*TASK PROMPT*. The line holding "capacity = [13400, 22300, 26400, 100000]" is the last one to output; start at the first line of the data, keep every line in between exactly, and leave out pictures.

Stored data
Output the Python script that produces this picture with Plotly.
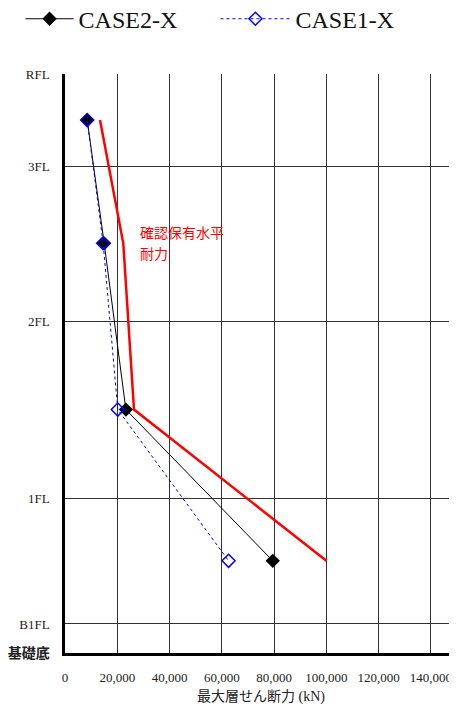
import plotly.graph_objects as go

# Floor levels (relative elevation) and labels
floor_levels = [0, 29, 154, 331, 486, 578]
floor_labels = ["<b><span style='font-size:14px'>基礎底</span></b>", "B1FL", "1FL", "2FL", "3FL", "RFL"]

# Story mid-heights where shear is plotted (top story first)
story_heights = [532, 409, 243, 92]

# Maximum story shear (kN)
case2_x = [8500, 15000, 23300, 79500]
case1_x = [8500, 14600, 20200, 62600]
capacity = [13400, 22300, 26400, 100000]

x_ticks = [0, 20000, 40000, 60000, 80000, 100000, 120000, 140000]
x_tick_labels = ["0", "20,000", "40,000", "60,000", "80,000", "100,000", "120,000", "140,000"]

serif = "Liberation Serif, Noto Sans CJK JP"

fig = go.Figure()
fig.add_trace(go.Scatter(
    x=capacity, y=story_heights, mode="lines",
    line=dict(color="#ff0000", width=2.5), showlegend=False, hoverinfo="skip"))
fig.add_trace(go.Scatter(
    x=case2_x, y=story_heights, mode="lines+markers", name="CASE2-X",
    line=dict(color="black", width=1),
    marker=dict(symbol="diamond", size=11, color="black"), legend="legend"))
fig.add_trace(go.Scatter(
    x=case1_x, y=story_heights, mode="lines+markers", name="CASE1-X",
    line=dict(color="#0000ff", width=1, dash="dot"),
    marker=dict(symbol="diamond-open", size=10, color="#0000ff", line=dict(width=1.5)),
    legend="legend2"))

fig.add_annotation(x=28000, y=420, xref="x", yref="y", text="確認保有水平",
                   showarrow=False, xanchor="left", yanchor="middle",
                   font=dict(family="Noto Sans CJK JP", size=14, color="#ff0000"))
fig.add_annotation(x=28000, y=399, xref="x", yref="y", text="耐力",
                   showarrow=False, xanchor="left", yanchor="middle",
                   font=dict(family="Noto Sans CJK JP", size=14, color="#ff0000"))

legend_common = dict(orientation="h", xref="container", yref="container",
                     y=0.984, xanchor="left", yanchor="middle",
                     bgcolor="rgba(0,0,0,0)",
                     font=dict(family=serif, size=24, color="#111"))

fig.update_layout(
    width=449, height=697,
    margin=dict(l=57, r=0, t=66, b=52, autoexpand=False),
    plot_bgcolor="white", paper_bgcolor="white",
    font=dict(family=serif, size=13, color="#222"),
    legend=dict(legend_common, x=0.028, itemwidth=48),
    legend2=dict(legend_common, x=0.462, itemwidth=70),
    xaxis=dict(range=[0, 150000], tickvals=x_ticks, ticktext=x_tick_labels,
               showgrid=True, gridcolor="#333", gridwidth=1.3,
               showline=True, linecolor="black", linewidth=3,
               zeroline=False, ticks="", ticklabelstandoff=10,
               tickfont=dict(family=serif, size=13, color="#222"),
               title=dict(text="最大層せん断力 (kN)", standoff=25,
                          font=dict(family=serif, size=14, color="#222"))),
    yaxis=dict(range=[0, 578], tickvals=floor_levels, ticktext=floor_labels,
               showgrid=True, gridcolor="#333", gridwidth=1.3,
               showline=True, linecolor="black", linewidth=2.5,
               zeroline=False, ticks="", ticklabelstandoff=10,
               tickfont=dict(family=serif, size=13, color="#222")),
)

fig.write_html("out.html")
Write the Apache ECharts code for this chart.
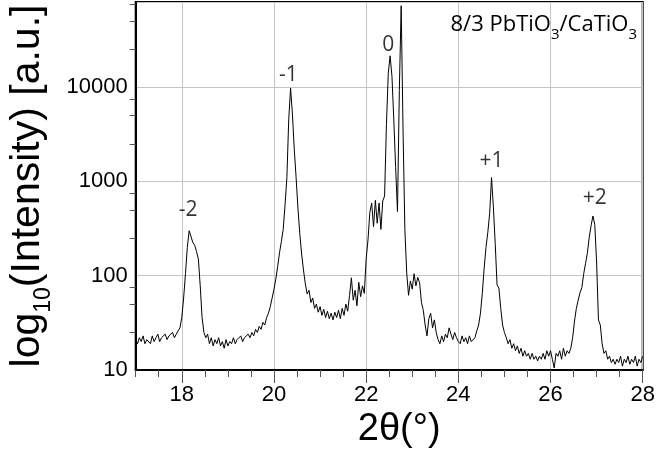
<!DOCTYPE html>
<html>
<head>
<meta charset="utf-8">
<script src="https://cdn.jsdelivr.net/npm/echarts@6/dist/echarts.min.js"></script>
<style>
  html, body { margin: 0; padding: 0; background: #fff; }
  #chart { width: 657px; height: 451px; }
</style>
</head>
<body>
<div id="chart"></div>
<script>
// XRD theta-2theta scan of an 8/3 PbTiO3/CaTiO3 superlattice
const scanStart = 17.0;   // first 2theta point (deg)
const scanStep = 0.04;    // step between points (deg)

const intensity = [
  21, 19, 22, 20, 23, 19, 21, 22, 19, 23,
  20, 22, 24, 20, 22, 21, 24, 21, 23, 22,
  25, 22, 24, 26, 28, 36, 58, 105, 200, 300,
  315, 225, 210, 180, 150, 78, 36, 25, 22, 24,
  19, 22, 18, 21, 19, 22, 18, 20, 17, 21,
  18, 20, 19, 22, 19, 21, 20, 23, 20, 22,
  21, 24, 22, 25, 23, 27, 25, 29, 27, 32,
  30, 36, 40, 47, 58, 72, 92, 125, 175, 230,
  310, 560, 1100, 4500, 9800, 5200, 2200, 1100, 520, 280,
  170, 115, 82, 64, 70, 52, 58, 45, 50, 41,
  47, 38, 44, 36, 42, 35, 40, 34, 41, 36,
  43, 35, 45, 38, 50, 42, 62, 95, 55, 70,
  48, 85, 60, 78, 65, 150, 240, 470, 590, 330,
  630, 360, 590, 310, 620, 700, 4000, 14000, 21500, 13000,
  4500, 1400, 480, 9200, 73000, 3600, 310, 107, 62, 88,
  72, 105, 78, 96, 84, 52, 43, 30, 23, 35,
  40, 28, 34, 25, 21, 19, 23, 20, 24, 22,
  28, 24, 21, 25, 22, 20, 19, 23, 20, 22,
  19, 23, 20, 21, 22, 26, 30, 40, 65, 120,
  200, 290, 460, 1100, 540, 220, 80, 74, 45, 30,
  25, 22, 19, 21, 17, 19, 16, 18, 15, 17,
  14, 16, 14, 15, 13, 15, 13, 14, 12.5, 14,
  13, 15, 13, 16, 14, 16, 13, 10.5, 15, 14,
  16, 13, 17, 14, 16, 15, 17, 22, 33, 45,
  55, 66, 75, 105, 135, 175, 255, 340, 430, 350,
  140, 34, 30, 19, 15, 16, 13, 14, 12, 13,
  11.5, 13, 12, 14, 11, 13, 12, 14, 11.5, 13,
  12, 14, 11, 13, 12, 14
];

// satellite order labels and where they sit (2theta, intensity)
const peakNames = ['-2', '-1', '0', '+1', '+2'];
const peakNameTheta = [18.14, 20.31, 22.48, 24.72, 26.96];
const peakNameLevel = [500, 13500, 28000, 1630, 665];

const xTicksLabelled = [18, 20, 22, 24, 26, 28];
const yMinorTicks = [25, 50, 75, 250, 500, 750, 2500, 5000, 7500, 25000, 50000, 75000];

const scan = intensity.map((v, i) => [+(scanStart + i * scanStep).toFixed(2), v]);
const peakMarks = peakNames.map((n, i) => ({ value: [peakNameTheta[i], peakNameLevel[i]], name: n }));

const FONT = 'Liberation Sans';
const TICK = '#555';
const chart = echarts.init(document.getElementById('chart'), null, { renderer: 'canvas' });

chart.setOption({
  animation: false,
  backgroundColor: '#fff',
  title: {
    text: '8/3 PbTiO{s|3}/CaTiO{s|3}',
    right: 15,
    top: 3,
    textStyle: {
      fontFamily: 'Open Sans',
      fontSize: 22,
      fontWeight: 'normal',
      color: '#000',
      rich: {
        s: { fontFamily: 'Open Sans', fontSize: 15, color: '#000', verticalAlign: 'bottom', lineHeight: 34 }
      }
    }
  },
  grid: {
    left: 135.7, right: 14.3, top: 2, bottom: 81,
    outerBoundsMode: 'none',
    containLabel: false,
    show: true, borderColor: '#000', borderWidth: 2, backgroundColor: 'transparent'
  },
  xAxis: [
    {
      type: 'value', min: 17, max: 28, interval: 0.5,
      axisLine: { show: true, onZero: false, lineStyle: { color: '#000', width: 2 } },
      axisTick: { show: true, inside: false, length: 7, lineStyle: { color: TICK, width: 1 } },
      axisLabel: {
        customValues: xTicksLabelled,
        formatter: v => String(v),
        fontFamily: FONT, fontSize: 22, color: '#000', margin: 14
      },
      splitLine: { show: false },
      name: '2θ(°)',
      nameLocation: 'middle',
      nameGap: 37,
      nameTextStyle: { fontFamily: FONT, fontSize: 38, color: '#000', padding: [0, 0, 0, 20] }
    },
    {
      type: 'value', min: 17, max: 28, position: 'bottom',
      axisLine: { show: false },
      axisTick: { show: true, inside: false, length: 13, customValues: xTicksLabelled, lineStyle: { color: TICK, width: 1 } },
      axisLabel: { show: false },
      splitLine: { show: true, lineStyle: { color: '#c4c4c4', width: 1 } }
    }
  ],
  yAxis: [
    {
      type: 'log', logBase: 10, min: 10, max: 80000,
      axisLine: { show: true, lineStyle: { color: '#000', width: 2 } },
      axisTick: { show: false },
      axisLabel: {
        fontFamily: FONT, fontSize: 22, color: '#000', margin: 8, showMaxLabel: false,
        formatter: v => String(Math.round(v))
      },
      splitLine: { show: true, lineStyle: { color: '#c4c4c4', width: 1 } },
      name: 'log{s|10}(Intensity) [a.u.]',
      nameLocation: 'middle',
      nameRotate: 90,
      nameGap: 75,
      nameTextStyle: {
        fontFamily: FONT, fontSize: 41, color: '#000',
        rich: { s: { fontFamily: FONT, fontSize: 23, color: '#000', verticalAlign: 'bottom', lineHeight: 56 } }
      }
    },
    {
      type: 'log', logBase: 10, min: 10, max: 80000, position: 'left',
      axisLine: { show: false },
      axisTick: { show: true, inside: false, length: 6, customValues: yMinorTicks, lineStyle: { color: TICK, width: 1 } },
      axisLabel: { show: false },
      splitLine: { show: false }
    }
  ],
  series: [
    {
      type: 'line',
      data: scan,
      xAxisIndex: 0, yAxisIndex: 0,
      showSymbol: false,
      lineStyle: { color: '#000', width: 1 },
      z: 3
    },
    {
      type: 'scatter',
      data: peakMarks,
      xAxisIndex: 0, yAxisIndex: 0,
      symbolSize: 0,
      label: {
        show: true, position: 'inside',
        formatter: p => p.name,
        fontFamily: 'Open Sans', fontSize: 21, color: '#000'
      },
      z: 4
    }
  ]
});
</script>
</body>
</html>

*FINISHED TASK*.
Output the Python script that produces this picture with Plotly.
import plotly.graph_objects as go

# Floor levels (relative elevation) and labels
floor_levels = [0, 29, 154, 331, 486, 578]
floor_labels = ["<b><span style='font-size:14px'>基礎底</span></b>", "B1FL", "1FL", "2FL", "3FL", "RFL"]

# Story mid-heights where shear is plotted (top story first)
story_heights = [532, 409, 243, 92]

# Maximum story shear (kN)
case2_x = [8500, 15000, 23300, 79500]
case1_x = [8500, 14600, 20200, 62600]
capacity = [13400, 22300, 26400, 100000]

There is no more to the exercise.